Boeing revealed that three test flights of it's protoype hydrogen powered plane took place in February and March 2008 at the company's European research centre near Madrid.
This is thought to be the first manned plane to be powered by hydrogen fuel cells, converting it through a chemical reaction into electricity and water. The process creates no carbon pollution making it infinitely greener than conventional combustion engines.
Development time: five years
Speed: during test flights the plane flew at 60mph for 20 minutes.
Boeing sounded a note of caution warning that it is unlikely that hydrogen cells could generate enough energy to power large passenger planes. The prohibitive issue is storage.
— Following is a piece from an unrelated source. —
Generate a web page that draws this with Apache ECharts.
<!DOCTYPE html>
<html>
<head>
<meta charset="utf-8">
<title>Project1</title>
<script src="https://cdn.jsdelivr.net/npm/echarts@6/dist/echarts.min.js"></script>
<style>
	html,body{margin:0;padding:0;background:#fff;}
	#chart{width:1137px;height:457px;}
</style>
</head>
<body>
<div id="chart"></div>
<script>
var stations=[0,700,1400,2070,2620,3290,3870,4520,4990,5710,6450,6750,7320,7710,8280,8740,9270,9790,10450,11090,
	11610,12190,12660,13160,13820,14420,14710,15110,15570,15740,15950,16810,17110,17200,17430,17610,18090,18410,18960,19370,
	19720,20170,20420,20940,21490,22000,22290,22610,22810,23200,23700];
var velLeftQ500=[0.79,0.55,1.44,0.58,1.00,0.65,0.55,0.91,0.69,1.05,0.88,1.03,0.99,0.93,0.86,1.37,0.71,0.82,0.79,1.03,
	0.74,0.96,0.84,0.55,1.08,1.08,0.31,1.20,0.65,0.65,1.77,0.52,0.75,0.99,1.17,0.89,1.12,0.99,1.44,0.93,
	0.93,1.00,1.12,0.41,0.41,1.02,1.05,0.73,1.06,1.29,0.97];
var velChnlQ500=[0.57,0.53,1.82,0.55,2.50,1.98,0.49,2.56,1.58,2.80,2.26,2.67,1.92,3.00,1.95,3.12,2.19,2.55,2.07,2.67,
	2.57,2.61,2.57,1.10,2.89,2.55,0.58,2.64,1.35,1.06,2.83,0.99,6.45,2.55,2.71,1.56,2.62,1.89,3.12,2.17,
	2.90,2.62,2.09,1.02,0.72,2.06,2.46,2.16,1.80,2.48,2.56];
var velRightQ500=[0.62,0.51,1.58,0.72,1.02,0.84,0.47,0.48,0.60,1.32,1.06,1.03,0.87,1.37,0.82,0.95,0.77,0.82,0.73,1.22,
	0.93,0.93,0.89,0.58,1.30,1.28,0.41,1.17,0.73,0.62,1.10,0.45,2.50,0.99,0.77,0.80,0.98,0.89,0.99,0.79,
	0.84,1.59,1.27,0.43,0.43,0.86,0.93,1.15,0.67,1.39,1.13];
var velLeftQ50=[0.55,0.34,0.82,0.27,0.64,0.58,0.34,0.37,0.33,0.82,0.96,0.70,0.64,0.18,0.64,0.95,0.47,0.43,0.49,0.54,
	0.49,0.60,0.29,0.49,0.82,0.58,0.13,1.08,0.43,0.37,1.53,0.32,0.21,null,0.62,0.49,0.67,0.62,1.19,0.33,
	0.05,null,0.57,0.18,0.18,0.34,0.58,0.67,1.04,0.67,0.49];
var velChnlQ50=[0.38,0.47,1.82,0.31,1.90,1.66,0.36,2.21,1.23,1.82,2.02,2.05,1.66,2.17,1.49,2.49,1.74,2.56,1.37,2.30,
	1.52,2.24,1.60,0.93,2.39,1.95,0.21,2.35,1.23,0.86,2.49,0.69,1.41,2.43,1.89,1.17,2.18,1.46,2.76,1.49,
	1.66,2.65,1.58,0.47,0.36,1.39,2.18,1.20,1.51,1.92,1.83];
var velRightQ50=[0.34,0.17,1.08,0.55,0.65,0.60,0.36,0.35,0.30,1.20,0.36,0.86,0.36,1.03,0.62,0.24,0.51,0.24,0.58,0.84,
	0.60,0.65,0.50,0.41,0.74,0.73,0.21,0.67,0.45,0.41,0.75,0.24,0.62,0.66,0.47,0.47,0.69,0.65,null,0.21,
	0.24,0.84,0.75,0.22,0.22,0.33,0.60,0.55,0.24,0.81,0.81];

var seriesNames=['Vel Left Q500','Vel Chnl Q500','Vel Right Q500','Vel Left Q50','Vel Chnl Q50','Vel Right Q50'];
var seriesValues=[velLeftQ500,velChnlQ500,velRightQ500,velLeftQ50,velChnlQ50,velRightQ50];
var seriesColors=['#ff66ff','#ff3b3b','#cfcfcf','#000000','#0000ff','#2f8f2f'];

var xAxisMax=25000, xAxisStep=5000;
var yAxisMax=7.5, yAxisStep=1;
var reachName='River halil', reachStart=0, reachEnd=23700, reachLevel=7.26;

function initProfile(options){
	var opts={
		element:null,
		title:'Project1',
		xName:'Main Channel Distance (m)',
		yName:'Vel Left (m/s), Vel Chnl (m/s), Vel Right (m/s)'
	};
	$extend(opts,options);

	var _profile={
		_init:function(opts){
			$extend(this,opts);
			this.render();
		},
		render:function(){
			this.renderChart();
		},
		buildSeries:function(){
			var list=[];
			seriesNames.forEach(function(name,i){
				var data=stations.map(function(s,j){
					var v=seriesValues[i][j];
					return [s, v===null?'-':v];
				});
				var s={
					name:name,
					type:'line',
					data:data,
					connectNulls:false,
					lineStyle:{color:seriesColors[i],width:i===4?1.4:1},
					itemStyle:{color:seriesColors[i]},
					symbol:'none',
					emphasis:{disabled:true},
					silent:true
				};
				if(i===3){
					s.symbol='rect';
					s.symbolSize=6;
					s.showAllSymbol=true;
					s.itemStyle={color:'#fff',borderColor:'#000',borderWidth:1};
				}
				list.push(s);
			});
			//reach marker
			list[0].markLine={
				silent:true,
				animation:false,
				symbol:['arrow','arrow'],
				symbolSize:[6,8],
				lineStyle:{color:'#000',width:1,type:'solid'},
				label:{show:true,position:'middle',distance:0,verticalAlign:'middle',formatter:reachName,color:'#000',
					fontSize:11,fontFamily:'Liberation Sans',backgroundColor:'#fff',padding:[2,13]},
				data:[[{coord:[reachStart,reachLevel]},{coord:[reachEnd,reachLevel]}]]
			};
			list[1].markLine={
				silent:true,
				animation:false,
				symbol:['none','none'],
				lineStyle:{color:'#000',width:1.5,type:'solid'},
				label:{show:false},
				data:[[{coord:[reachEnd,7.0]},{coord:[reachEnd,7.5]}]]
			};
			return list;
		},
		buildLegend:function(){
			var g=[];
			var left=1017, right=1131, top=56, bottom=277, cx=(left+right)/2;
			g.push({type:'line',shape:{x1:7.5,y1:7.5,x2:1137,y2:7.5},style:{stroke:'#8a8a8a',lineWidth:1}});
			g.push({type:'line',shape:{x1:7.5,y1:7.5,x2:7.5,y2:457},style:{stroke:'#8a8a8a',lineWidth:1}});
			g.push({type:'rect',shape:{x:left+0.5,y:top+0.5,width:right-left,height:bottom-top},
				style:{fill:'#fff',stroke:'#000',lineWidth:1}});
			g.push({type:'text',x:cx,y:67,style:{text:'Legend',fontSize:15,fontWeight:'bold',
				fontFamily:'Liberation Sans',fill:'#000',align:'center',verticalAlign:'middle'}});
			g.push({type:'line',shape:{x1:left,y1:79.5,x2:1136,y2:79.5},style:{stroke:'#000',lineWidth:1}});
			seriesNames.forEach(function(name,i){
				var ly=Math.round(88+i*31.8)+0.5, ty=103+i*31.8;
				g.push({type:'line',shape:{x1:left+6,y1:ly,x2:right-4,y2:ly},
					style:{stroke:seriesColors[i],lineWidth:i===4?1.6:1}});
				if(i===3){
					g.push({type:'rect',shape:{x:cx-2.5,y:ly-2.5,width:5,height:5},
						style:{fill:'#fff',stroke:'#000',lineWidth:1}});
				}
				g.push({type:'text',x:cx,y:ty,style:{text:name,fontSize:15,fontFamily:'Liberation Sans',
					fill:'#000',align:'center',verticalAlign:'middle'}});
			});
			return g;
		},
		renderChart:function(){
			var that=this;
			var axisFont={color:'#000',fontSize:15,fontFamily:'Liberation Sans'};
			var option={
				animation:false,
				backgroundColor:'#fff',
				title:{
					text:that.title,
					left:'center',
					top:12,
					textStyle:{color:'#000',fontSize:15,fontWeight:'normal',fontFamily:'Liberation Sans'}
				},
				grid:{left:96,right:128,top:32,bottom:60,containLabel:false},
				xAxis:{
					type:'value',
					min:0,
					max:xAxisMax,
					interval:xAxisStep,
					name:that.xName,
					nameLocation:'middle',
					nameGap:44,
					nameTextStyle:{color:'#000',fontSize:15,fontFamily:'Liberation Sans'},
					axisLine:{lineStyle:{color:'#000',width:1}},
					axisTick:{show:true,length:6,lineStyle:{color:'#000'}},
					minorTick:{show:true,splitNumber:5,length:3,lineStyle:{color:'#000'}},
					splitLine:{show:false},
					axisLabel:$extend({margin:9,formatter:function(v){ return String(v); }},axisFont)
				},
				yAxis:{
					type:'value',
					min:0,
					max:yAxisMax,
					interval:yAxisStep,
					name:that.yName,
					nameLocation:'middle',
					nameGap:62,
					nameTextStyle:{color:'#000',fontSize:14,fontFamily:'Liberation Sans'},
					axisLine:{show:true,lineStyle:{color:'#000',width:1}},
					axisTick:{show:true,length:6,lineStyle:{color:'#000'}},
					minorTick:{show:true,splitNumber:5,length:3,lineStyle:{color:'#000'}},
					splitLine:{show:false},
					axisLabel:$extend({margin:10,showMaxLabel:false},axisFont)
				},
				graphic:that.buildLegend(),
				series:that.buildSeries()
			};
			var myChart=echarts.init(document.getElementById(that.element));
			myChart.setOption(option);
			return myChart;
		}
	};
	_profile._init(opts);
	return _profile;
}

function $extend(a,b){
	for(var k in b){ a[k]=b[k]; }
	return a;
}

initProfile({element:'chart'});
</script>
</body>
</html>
Hydrogen contains just a quarter of the energy as the same volume of jet fuel (kerosene), which means that planes could fly long distances only if they were filled with gas, rather than passengers or cargo. However, advocates of hydrogen airplanes argue that although hydrogen does indeed demand more onboard fuel storage space than kerosene, it also enjoys a huge aeronautical advantage - it contains three times as much energy per unit of weight as kerosene, and the weight saved in stored fuel can contribute to an increased passenger capacity. Therefore, hydrogen planes might in the future be larger than conventional passenger air liners, with increased fuel volume stored in a raised upper fuselage.
Because hydrogen is a compact and relatively light source of power the US military has been developing hydrogen-powered drones.